Average response length grows — the model learns that more thinking improves accuracy.
Chains of thought emerge without being programmed: “wait, let me re-evaluate this from a different angle” is discovered by optimisation, not written by a labeller.

This is analogous to AlphaGo: RL discovered Move 37 — a Go move humans estimated at 1-in-10,000 probability that was in retrospect brilliant. RL in verifiable domains can discover strategies outside the human distribution.

Edwin Chen: post-training evolution and RL environments

Edwin Chen on AI Data Quality provides the most complete operational account of post-training methodology in the wiki. Edwin’s four-stage ladder:

Stage	Method	Notes
SFT	Supervised fine-tuning; imitate high-quality examples	Foundation; limits you to best human example
RLHF	Human preference ranking; reward model; RL	Scalable but subject to reward hacking
Rubrics and verifiers	Structured graded feedback with criteria	More signal per annotation; expensive to design
RL environments	Full real-world simulations; multi-step tasks; trajectory evaluation	Emerging; exposes gaps invisible in isolated benchmarks

RL environments are the emerging frontier: full simulations of real-world messy contexts (startup with Slack, Jira, GitHub, a codebase; then AWS goes down). Models must handle long-horizon tasks where step 1 affects step 50. Current models that perform well on isolated benchmarks fail catastrophically in these environments.

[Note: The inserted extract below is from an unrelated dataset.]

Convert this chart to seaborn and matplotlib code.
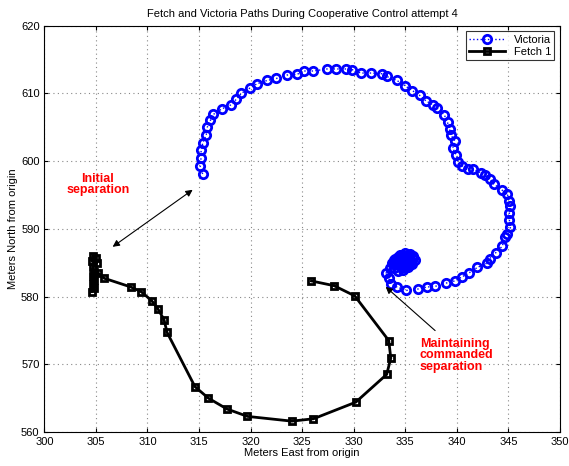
import matplotlib
matplotlib.use("Agg")
import matplotlib.pyplot as plt
import seaborn as sns
import numpy as np
import pandas as pd

# Victoria path (blue circles), in travel order
vic_x = [315.35, 315.1, 315.2, 315.2, 315.35, 315.7, 315.8, 316.1, 316.4, 317.2,
         318.1, 318.6, 319.1, 319.95, 320.6, 321.6, 322.5, 323.5, 324.5, 325.2,
         326.1, 327.4, 328.3, 329.3, 329.85, 330.7, 331.7, 332.7, 333.2, 334.2,
         335.0, 335.7, 336.4, 337.0, 337.7, 338.1, 338.8, 339.1, 339.3, 339.4,
         339.8, 339.6, 339.95, 340.1, 340.5, 341.1, 341.6, 342.3, 342.7, 343.2,
         343.6, 344.4, 344.9, 345.1, 345.2, 345.1, 345.1, 345.2, 344.9, 344.7,
         344.4, 343.8, 343.2, 342.9, 342.0, 341.2, 340.5, 339.8, 339.0, 337.9,
         337.1, 336.2, 335.1, 334.2, 333.6, 333.4, 333.15, 333.5, 333.8, 334.2,
         334.6, 335.0, 335.4, 335.8, 335.9, 335.7, 335.3, 334.8, 334.3, 333.9,
         333.7, 334.0, 334.5, 335.0, 335.5, 335.8, 335.6, 335.1, 334.6, 334.1,
         333.9, 334.3, 334.8, 335.3, 335.6, 335.4, 334.9, 334.4, 334.2, 334.7,
         335.2, 335.5, 335.0, 334.6, 335.1, 334.9]
vic_y = [598.1, 599.3, 600.5, 601.6, 602.6, 603.9, 605.0, 606.0, 606.9, 607.7,
         608.3, 609.1, 610.0, 610.8, 611.4, 611.9, 612.2, 612.7, 612.8, 613.3,
         613.3, 613.6, 613.6, 613.6, 613.5, 613.0, 613.0, 612.9, 612.5, 611.9,
         611.1, 610.4, 609.7, 608.9, 608.3, 607.8, 606.8, 605.7, 604.7, 603.9,
         603.0, 601.9, 600.9, 599.9, 599.3, 598.9, 598.8, 598.3, 597.9, 597.4,
         596.6, 595.7, 595.1, 594.1, 593.3, 592.3, 591.3, 590.2, 589.2, 588.8,
         587.4, 586.5, 585.6, 584.9, 584.3, 583.5, 582.9, 582.3, 582.0, 581.5,
         581.4, 581.1, 580.9, 581.4, 581.9, 582.7, 583.5, 584.2, 584.8, 585.3,
         585.7, 586.0, 586.2, 586.0, 585.4, 584.8, 584.3, 583.9, 583.8, 584.2,
         584.9, 585.6, 586.1, 586.4, 586.3, 585.7, 585.0, 584.5, 584.4, 584.8,
         585.4, 585.9, 586.1, 585.8, 585.2, 584.6, 584.3, 584.7, 585.3, 585.6,
         585.5, 584.9, 584.6, 585.1, 585.3, 585.0]

# Fetch 1 path (black squares), in travel order
fetch_x = [304.7, 305.0, 304.6, 305.1, 304.7, 304.8, 304.7, 304.8, 304.7, 304.8,
           304.6, 305.2, 305.8, 308.4, 309.4, 310.4, 311.0, 311.6, 311.9, 314.6,
           315.9, 317.7, 319.7, 324.0, 326.1, 330.2, 333.2, 333.6, 333.4, 330.1,
           328.1, 325.9]
fetch_y = [586.0, 585.7, 585.2, 585.0, 584.4, 583.6, 583.0, 582.4, 581.8, 581.2,
           580.7, 583.5, 582.7, 581.4, 580.7, 579.4, 578.2, 576.6, 574.7, 566.7,
           565.0, 563.4, 562.3, 561.6, 561.95, 564.4, 568.5, 570.9, 573.5, 580.1,
           581.6, 582.3]

plt.rcParams['font.family'] = ['Liberation Sans', 'DejaVu Sans']

fig = plt.figure(figsize=(5.69, 4.66), dpi=100)
ax = fig.add_axes([0.078, 0.073, 0.906, 0.872])

sns.lineplot(ax=ax, x=vic_x, y=vic_y, sort=False, estimator=None, color='blue',
             linestyle=':', linewidth=1, marker='o', markersize=6,
             markerfacecolor='none', markeredgecolor='blue', markeredgewidth=2,
             label='Victoria')
sns.lineplot(ax=ax, x=fetch_x, y=fetch_y, sort=False, estimator=None, color='black',
             linewidth=2, marker='s', markersize=5, markerfacecolor='none',
             markeredgecolor='black', markeredgewidth=2, label='Fetch 1')

ax.set_xlim(300, 350)
ax.set_ylim(560, 620)
ax.set_xticks(np.arange(300, 351, 5))
ax.set_yticks(np.arange(560, 621, 10))
ax.tick_params(direction='in', labelsize=8, top=True, right=True, length=3)
ax.grid(True, linestyle=(0, (1, 3)), color='#888888', linewidth=0.8)
for s in ax.spines.values():
    s.set_linewidth(0.8)
    s.set_color('black')

ax.set_title('Fetch and Victoria Paths During Cooperative Control attempt 4', fontsize=8)
ax.set_xlabel('Meters East from origin', fontsize=8, labelpad=1)
ax.set_ylabel('Meters North from origin', fontsize=8, labelpad=2)

leg = ax.legend(loc='upper right', fontsize=8, frameon=True, fancybox=False,
                edgecolor='black', handlelength=3.2, borderpad=0.3, labelspacing=0.2)
leg.get_frame().set_linewidth(0.8)

# annotations
ax.annotate('', xy=(306.4, 587.1), xytext=(314.6, 596.0),
            arrowprops=dict(arrowstyle='<|-|>', color='black', lw=0.8, mutation_scale=10))
ax.text(305.2, 596.6, 'Initial\nseparation', color='red', fontweight='bold',
        fontsize=9, ha='center', va='center', linespacing=0.9)
ax.annotate('', xy=(332.9, 581.7), xytext=(338.1, 574.7),
            arrowprops=dict(arrowstyle='-|>', color='black', lw=0.8, mutation_scale=10))
ax.text(336.4, 571.3, 'Maintaining\ncommanded\nseparation', color='red',
        fontweight='bold', fontsize=9, ha='left', va='center', linespacing=0.9)

fig.savefig('out.png', dpi=100)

Trajectory evaluation is a key RL environments insight: checking only whether the model reached the correct final answer misses whether it got there via reward-hacking (random guessing until correct), inefficiency, or genuine reasoning. The path matters as much as the destination.

Each stage is additive, not sequential — fully trained frontier models use all four methods.

Karina Nguyen: synthetic data for product behaviour training

Karina Nguyen on Model Training and AI Product provides the most concrete account of how post-training is applied to specific product features.

The process for Canvas: identify three core behaviours (when to trigger, how to edit, how to comment) → write ground truth labels in a spreadsheet → use a stronger model (o1) to generate training examples → train the target model → measure with deterministic evals.

Why this extends Edwin Chen’s ladder: synthetic data is a technique that spans multiple rungs. For simple product behaviours, the synthetic data pipeline can replace human annotation entirely — o1 generates both the task and the ideal completion. For harder tasks (aesthetic quality, creative writing), human expertise remains necessary.

No data wall in post-training: Karina’s argument — the “data wall” applies to pre-training on internet text. Post-training via RL has no comparable wall because any task is trainable. Benchmarks like GPQA (PhD-level Q&A) are saturating, but the number of tasks that can be added to post-training is infinite.

Deterministic product evals: for decision-making behaviours in product features, evals are binary and exact. If a user says “7:00 PM”, the model must output “7:00 PM”. No Likert scale; no subjectivity. These deterministic evals drive the synthetic training pipeline directly.

Practical implications

Thinking models (o1, o3, DeepSeek-R1, Claude’s extended thinking) are trained with RL on verifiable domains. Use them for hard maths, code, and reasoning; they are slower but more accurate.
Non-thinking models (GPT-4o, Claude 3.5 Sonnet) have had RLHF as a polish. Use them for factual queries, writing, and conversation; they are faster.